SAMARINDA — Rancangan Undang-Undang (RUU) Perampasan Aset pertama kali disusun pada tahun 2008. Namun, setelah enam belas tahun berlalu, RUU tersebut belum juga menemukan titik terang, padahal kasus korupsi di Indonesia sangat mengkhawatirkan.
Berangkat dari hal tersebut, Pusat Studi Anti Korupsi (SAKSI) Fakultas Hukum (FH) Universitas Mulawarman menggelar diskusi publik dengan tema “Urgensi Percepatan Pembahasan RUU Perampasan Aset.”
Diskusi yang berlangsung di Gedung FH Unmul, Jalan M. Yamin, Samarinda, pada Kamis (07/10/2024), dihadiri oleh ratusan mahasiswa dan akademisi. Pembicara dalam diskusi ini adalah Diky Anandya dari Indonesia Corruption Watch (ICW), Orin Gusta Andini dari SAKSI FH UNMUL, serta Mareta Sari dari Jaringan Anti Tambang (Jatam) Kaltim.
“Kalau kita melihat konstelasi politik saat ini, terutama di DPR, RUU Perampasan Aset belum masuk dalam bahasan proyek Nasional jangka menengah 2025-2029,” jelas Diky Anandya dari ICW.
Tidak ingin menyerah begitu saja, Diky merasa bahwa masih ada kesempatan untuk mendesak DPR RI agar memasukkan RUU tersebut, terutama karena Komisi III yang menaungi bidang Hak Asasi Manusia (HAM) belum mengusulkan proyek Nasionalnya.
Selain berharap kepada DPR RI, Diky juga menekankan pentingnya mendesak presiden terpilih, Prabowo Subianto, untuk mengambil peran terhadap RUU yang dianggap dapat menyelamatkan negara ini.
RUU Perampasan Aset menggunakan metode perampasan aset tanpa pemidanaan, sehingga subjek hukumnya adalah aset, bukan orangnya. Dengan demikian, ketika penegak hukum menemukan aset yang diduga berasal dari tindak pidana, aset tersebut dapat diminta untuk disita dan kemudian dirampas.
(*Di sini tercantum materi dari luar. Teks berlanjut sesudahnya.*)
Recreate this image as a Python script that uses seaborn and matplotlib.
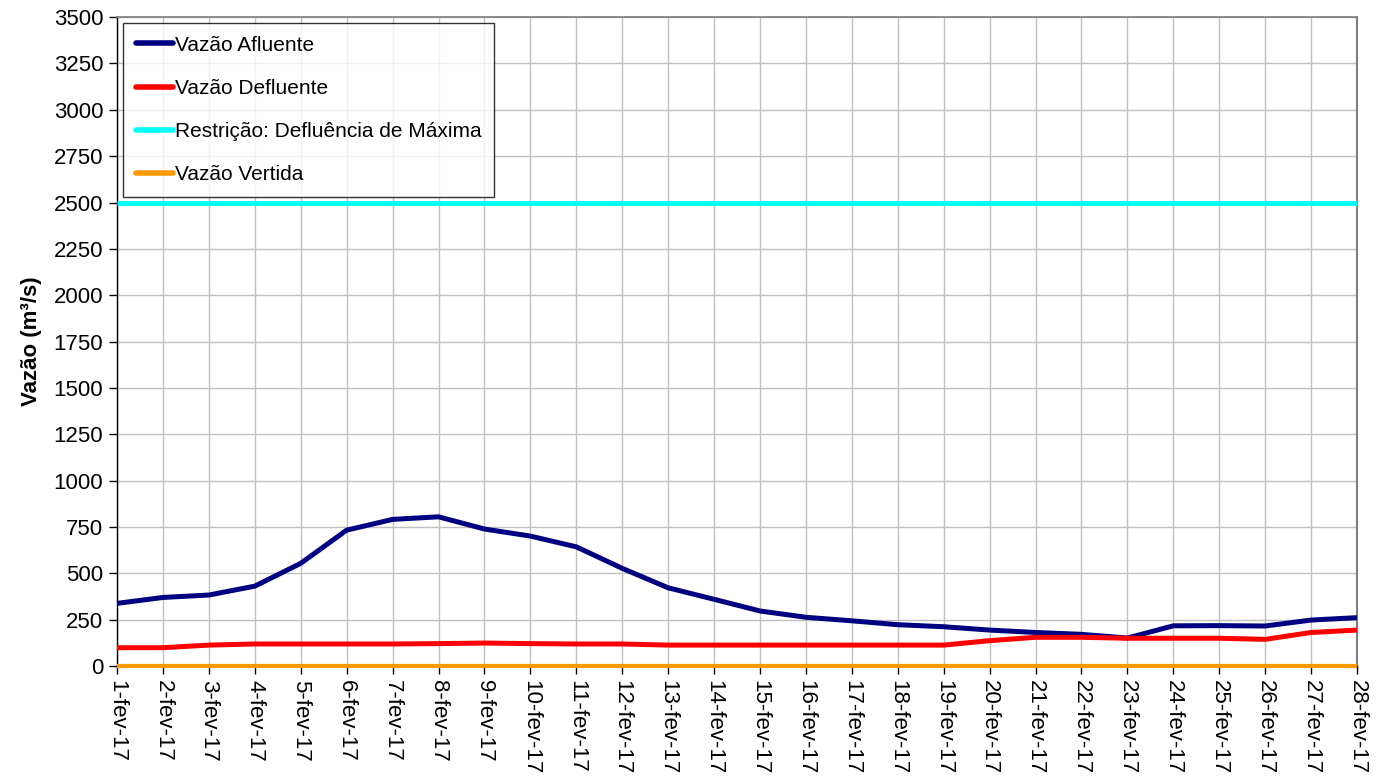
import matplotlib
matplotlib.use("Agg")
import matplotlib.pyplot as plt
import seaborn as sns
import pandas as pd
import numpy as np

dates = [f"{d}-fev-17" for d in range(1, 29)]
afluente = [338, 370, 383, 431, 554, 733, 791, 805, 739, 701, 643, 527, 422, 360,
            297, 263, 244, 223, 212, 194, 181, 171, 151, 217, 218, 216, 248, 261]
defluente = [99, 99, 113, 119, 119, 119, 119, 121, 124, 121, 119, 119, 113, 113,
             113, 113, 113, 113, 113, 137, 155, 155, 150, 150, 150, 144, 181, 194]
restricao = [2500] * 28
vertida = [0] * 28

series_names = ["Vazão Afluente", "Vazão Defluente",
                "Restrição: Defluência de Máxima", "Vazão Vertida"]
series_vals = [afluente, defluente, restricao, vertida]
colors = ["#000080", "#FF0000", "#00FFFF", "#FF9900"]
widths = [3.6, 3.6, 3.6, 3.0]

sns.set_theme(style="white")
plt.rcParams['font.family'] = ['Liberation Sans', 'DejaVu Sans']
plt.rcParams['text.color'] = 'black'
plt.rcParams['axes.labelcolor'] = 'black'
plt.rcParams['xtick.color'] = 'black'
plt.rcParams['ytick.color'] = 'black'

fig = plt.figure(figsize=(13.85, 7.79), dpi=100)
ax = fig.add_axes([0.0845, 0.145, 0.8953, 0.833])

x = np.arange(len(dates))
for i, (name, vals, c, w) in enumerate(zip(series_names, series_vals, colors, widths)):
    df = pd.DataFrame({"x": x, "y": vals})
    sns.lineplot(data=df, x="x", y="y", ax=ax, color=c, linewidth=w, label=name)
for ln in ax.get_lines():
    ln.set_clip_on(False)
    ln.set_zorder(3)
    ln.set_solid_capstyle("butt")

ax.set_xlim(0, len(dates) - 1)
ax.set_ylim(0, 3500)
ax.set_yticks(np.arange(0, 3501, 250))
ax.set_xticks(x)
ax.set_xticklabels(dates, rotation=270, fontsize=16)
ax.tick_params(axis="y", labelsize=16)
ax.tick_params(axis="both", direction="out", length=6, width=1, color="black",
               bottom=True, left=True, pad=4)
ax.set_xlabel("")
ax.set_ylabel("Vazão (m³/s)", fontsize=16, fontweight="bold", labelpad=8)

ax.grid(True, color="#c0c0c0", linewidth=1)
ax.set_axisbelow(True)
for s in ["left", "bottom"]:
    ax.spines[s].set_color("black")
    ax.spines[s].set_linewidth(1)
ax.spines["top"].set_color("#808080")
ax.spines["right"].set_color("#808080")
ax.spines["right"].set_linewidth(1.5)

leg = ax.legend(loc="upper left", fontsize=15,
                frameon=True, fancybox=False, edgecolor="black",
                handlelength=1.8, handletextpad=0.1, labelspacing=1.16,
                borderpad=0.6, borderaxespad=0.29)
leg.get_frame().set_linewidth(1)
leg.set_zorder(5)
for h in leg.get_lines():
    h.set_linewidth(4)
    h.set_solid_capstyle("round")

fig.savefig("out.png", dpi=100)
“Yang membedakan sebenarnya, RUU ini tidak memiliki mekanisme banding seperti pidana konvensional; langsung naik ke kasasi. Namun, pihak ketiga yang memiliki itikad baik terhadap aset tersebut masih diberikan jaminan hukum untuk membuktikan bahwa aset itu bukan merupakan hasil tindak pidana,” tambah Diky.
Mareta Sari juga memiliki pandangan bahwa korupsi di Kalimantan Timur berkaitan erat dengan tambang ilegal. Sebagai Dinamisator Jatam, Mareta menduga adanya hubungan antara kasus korupsi dan kegiatan pertambangan ilegal di Kaltim.
“Di Kaltim, setidaknya ada 168 titik pertambangan ilegal yang tak pernah terselesaikan. Jatam menduga hal ini terkait dengan kasus korupsi,” jelasnya.
Hal ini diperkuat dengan pemeriksaan Komisi Pemberantasan Korupsi (KPK) baru-baru ini, yang melibatkan kasus gratifikasi terhadap mantan Gubernur Kaltim, Awang Faroek Ishak.
Sementara itu, Orin menyoroti pentingnya mendesak pembahasan RUU Perampasan Aset. Menurutnya, karena korupsi sangat merugikan secara ekonomi, pemidanaan terhadap pelaku saja tidak cukup.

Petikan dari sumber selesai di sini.